# [THE PROBLEM]
Drop the pictures, then extract the listing word for word.

# [PROVIDED MATERIAL]
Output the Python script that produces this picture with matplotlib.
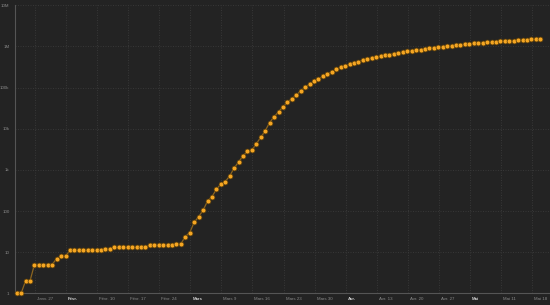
import matplotlib
matplotlib.use("Agg")
import matplotlib.pyplot as plt
import matplotlib.dates as mdates
import matplotlib.transforms as mtrans
import pandas as pd
import numpy as np

# ---- data (cumulative cases, daily from Jan 22) ----
jan = [1, 1, 2, 2, 5, 5, 5, 5, 5, 7]
feb = [8, 8, 11, 11, 11, 11, 11, 11, 11, 11, 12, 12, 13, 13, 13, 13, 13, 13, 13, 13,
       15, 15, 15, 15, 15, 15, 16, 16, 24]
mar = [30, 53, 73, 104, 174, 222, 337, 451, 519, 711, 1109, 1561, 2157, 2870, 2968,
       4360, 6141, 8914, 14153, 19479, 25818, 33756, 43845, 53740, 65778, 83836,
       101657, 121465, 140909, 161831, 188172]
apr = [213242, 243622, 275367, 308650, 336802, 366317, 397121, 428654, 462780, 496535,
       526396, 555313, 580619, 607670, 636350, 667592, 699706, 732197, 759086, 784326,
       811865, 840351, 869170, 905358, 938154, 965785, 988197, 1012582, 1039909, 1069424]
may = [1103461, 1132539, 1158040, 1180375, 1204351, 1229331, 1257023, 1283929, 1309550,
       1329260, 1347881, 1369376, 1390406, 1417774, 1442824, 1467820, 1486757, 1508308,
       1528568]
values = jan + feb + mar + apr + may
start_date = "2020-01-22"

tick_dates = ["2020-01-27", "2020-02-03", "2020-02-10", "2020-02-17", "2020-02-24",
              "2020-03-02", "2020-03-09", "2020-03-16", "2020-03-23", "2020-03-30",
              "2020-04-06", "2020-04-13", "2020-04-20", "2020-04-27", "2020-05-04",
              "2020-05-11", "2020-05-18"]
tick_labels = ["Janv. 27", "Févr.", "Févr. 10", "Févr. 17", "Févr. 24", "Mars",
               "Mars 9", "Mars 16", "Mars 23", "Mars 30", "Avr.", "Avr. 13",
               "Avr. 20", "Avr. 27", "Mai", "Mai 11", "Mai 18"]
month_labels = {"Févr.", "Mars", "Avr.", "Mai"}
y_ticks = [1, 10, 100, 1e3, 1e4, 1e5, 1e6, 1e7]
y_labels = ["1", "10", "100", "1k", "10k", "100k", "1M", "10M"]

# ---- figure ----
BG = "#232323"
fig = plt.figure(figsize=(5.5, 3.05), dpi=100, facecolor=BG)
ax = fig.add_axes([15 / 550, (305 - 293.3) / 305, 534 / 550, (293.3 - 5.3) / 305])
ax.set_facecolor(BG)

dates = pd.date_range(start_date, periods=len(values), freq="D") + pd.Timedelta(hours=21)
ax.plot(dates, values, color="#8c6520", lw=0.9, zorder=2, clip_on=False)
ax.plot(dates, values, ls="none", marker="o", ms=3.5, mfc="#f5a623",
        mec="#5a3d08", mew=0.5, zorder=3, clip_on=False)

ax.set_yscale("log")
ax.set_ylim(1, 1e7)
x0 = pd.Timestamp("2020-01-27") - pd.Timedelta(days=20 / 4.437)
x1 = pd.Timestamp("2020-05-18") + pd.Timedelta(days=17 / 4.437)
ax.set_xlim(x0, x1)

ax.yaxis.set_major_locator(matplotlib.ticker.FixedLocator(y_ticks))
ax.yaxis.set_minor_locator(matplotlib.ticker.NullLocator())
ax.set_yticklabels(y_labels)
td = [mdates.date2num(pd.Timestamp(d)) for d in tick_dates]
ax.set_xticks(td)
ax.set_xticklabels(tick_labels)

ax.grid(True, which="major", color="#3a3a3a", lw=0.6, ls=(0, (1.2, 1.8)))
ax.set_axisbelow(True)
ax.tick_params(axis="both", length=0, labelsize=3.2, colors="#8a8a8a")
ax.tick_params(axis="x", pad=2.5)
ax.tick_params(axis="y", pad=4)

offset = mtrans.ScaledTranslation(2 / 100, 0, fig.dpi_scale_trans)
for lab in ax.get_xticklabels():
    lab.set_horizontalalignment("left")
    lab.set_transform(lab.get_transform() + offset)
    lab.set_family("Liberation Sans")
    if lab.get_text() in month_labels:
        lab.set_color("#d0d0d0")
        lab.set_fontweight("bold")
for lab in ax.get_yticklabels():
    lab.set_family("Liberation Sans")

for s in ["top", "right"]:
    ax.spines[s].set_visible(False)
for s in ["left", "bottom"]:
    ax.spines[s].set_color("#555555")
    ax.spines[s].set_linewidth(0.8)

fig.savefig("out.png", dpi=100, facecolor=BG)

# [WRITTEN SOLUTION]
Output the Python script that produces this picture with matplotlib.
import matplotlib
matplotlib.use("Agg")
import matplotlib.pyplot as plt
import matplotlib.dates as mdates
import matplotlib.transforms as mtrans
import pandas as pd
import numpy as np

# ---- data (cumulative cases, daily from Jan 22) ----
jan = [1, 1, 2, 2, 5, 5, 5, 5, 5, 7]
feb = [8, 8, 11, 11, 11, 11, 11, 11, 11, 11, 12, 12, 13, 13, 13, 13, 13, 13, 13, 13,
       15, 15, 15, 15, 15, 15, 16, 16, 24]
mar = [30, 53, 73, 104, 174, 222, 337, 451, 519, 711, 1109, 1561, 2157, 2870, 2968,
       4360, 6141, 8914, 14153, 19479, 25818, 33756, 43845, 53740, 65778, 83836,
       101657, 121465, 140909, 161831, 188172]
apr = [213242, 243622, 275367, 308650, 336802, 366317, 397121, 428654, 462780, 496535,
       526396, 555313, 580619, 607670, 636350, 667592, 699706, 732197, 759086, 784326,
       811865, 840351, 869170, 905358, 938154, 965785, 988197, 1012582, 1039909, 1069424]
may = [1103461, 1132539, 1158040, 1180375, 1204351, 1229331, 1257023, 1283929, 1309550,
       1329260, 1347881, 1369376, 1390406, 1417774, 1442824, 1467820, 1486757, 1508308,
       1528568]
values = jan + feb + mar + apr + may
start_date = "2020-01-22"

tick_dates = ["2020-01-27", "2020-02-03", "2020-02-10", "2020-02-17", "2020-02-24",
              "2020-03-02", "2020-03-09", "2020-03-16", "2020-03-23", "2020-03-30",
              "2020-04-06", "2020-04-13", "2020-04-20", "2020-04-27", "2020-05-04",
              "2020-05-11", "2020-05-18"]
tick_labels = ["Janv. 27", "Févr.", "Févr. 10", "Févr. 17", "Févr. 24", "Mars",
               "Mars 9", "Mars 16", "Mars 23", "Mars 30", "Avr.", "Avr. 13",
               "Avr. 20", "Avr. 27", "Mai", "Mai 11", "Mai 18"]
month_labels = {"Févr.", "Mars", "Avr.", "Mai"}
y_ticks = [1, 10, 100, 1e3, 1e4, 1e5, 1e6, 1e7]
y_labels = ["1", "10", "100", "1k", "10k", "100k", "1M", "10M"]

# ---- figure ----
BG = "#232323"
fig = plt.figure(figsize=(5.5, 3.05), dpi=100, facecolor=BG)
ax = fig.add_axes([15 / 550, (305 - 293.3) / 305, 534 / 550, (293.3 - 5.3) / 305])
ax.set_facecolor(BG)

dates = pd.date_range(start_date, periods=len(values), freq="D") + pd.Timedelta(hours=21)
ax.plot(dates, values, color="#8c6520", lw=0.9, zorder=2, clip_on=False)
ax.plot(dates, values, ls="none", marker="o", ms=3.5, mfc="#f5a623",
        mec="#5a3d08", mew=0.5, zorder=3, clip_on=False)

ax.set_yscale("log")
ax.set_ylim(1, 1e7)
x0 = pd.Timestamp("2020-01-27") - pd.Timedelta(days=20 / 4.437)
x1 = pd.Timestamp("2020-05-18") + pd.Timedelta(days=17 / 4.437)
ax.set_xlim(x0, x1)

ax.yaxis.set_major_locator(matplotlib.ticker.FixedLocator(y_ticks))
ax.yaxis.set_minor_locator(matplotlib.ticker.NullLocator())
ax.set_yticklabels(y_labels)
td = [mdates.date2num(pd.Timestamp(d)) for d in tick_dates]
ax.set_xticks(td)
ax.set_xticklabels(tick_labels)

ax.grid(True, which="major", color="#3a3a3a", lw=0.6, ls=(0, (1.2, 1.8)))
ax.set_axisbelow(True)
ax.tick_params(axis="both", length=0, labelsize=3.2, colors="#8a8a8a")
ax.tick_params(axis="x", pad=2.5)
ax.tick_params(axis="y", pad=4)

offset = mtrans.ScaledTranslation(2 / 100, 0, fig.dpi_scale_trans)
for lab in ax.get_xticklabels():
    lab.set_horizontalalignment("left")
    lab.set_transform(lab.get_transform() + offset)
    lab.set_family("Liberation Sans")
    if lab.get_text() in month_labels:
        lab.set_color("#d0d0d0")
        lab.set_fontweight("bold")
for lab in ax.get_yticklabels():
    lab.set_family("Liberation Sans")

for s in ["top", "right"]:
    ax.spines[s].set_visible(False)
for s in ["left", "bottom"]:
    ax.spines[s].set_color("#555555")
    ax.spines[s].set_linewidth(0.8)

fig.savefig("out.png", dpi=100, facecolor=BG)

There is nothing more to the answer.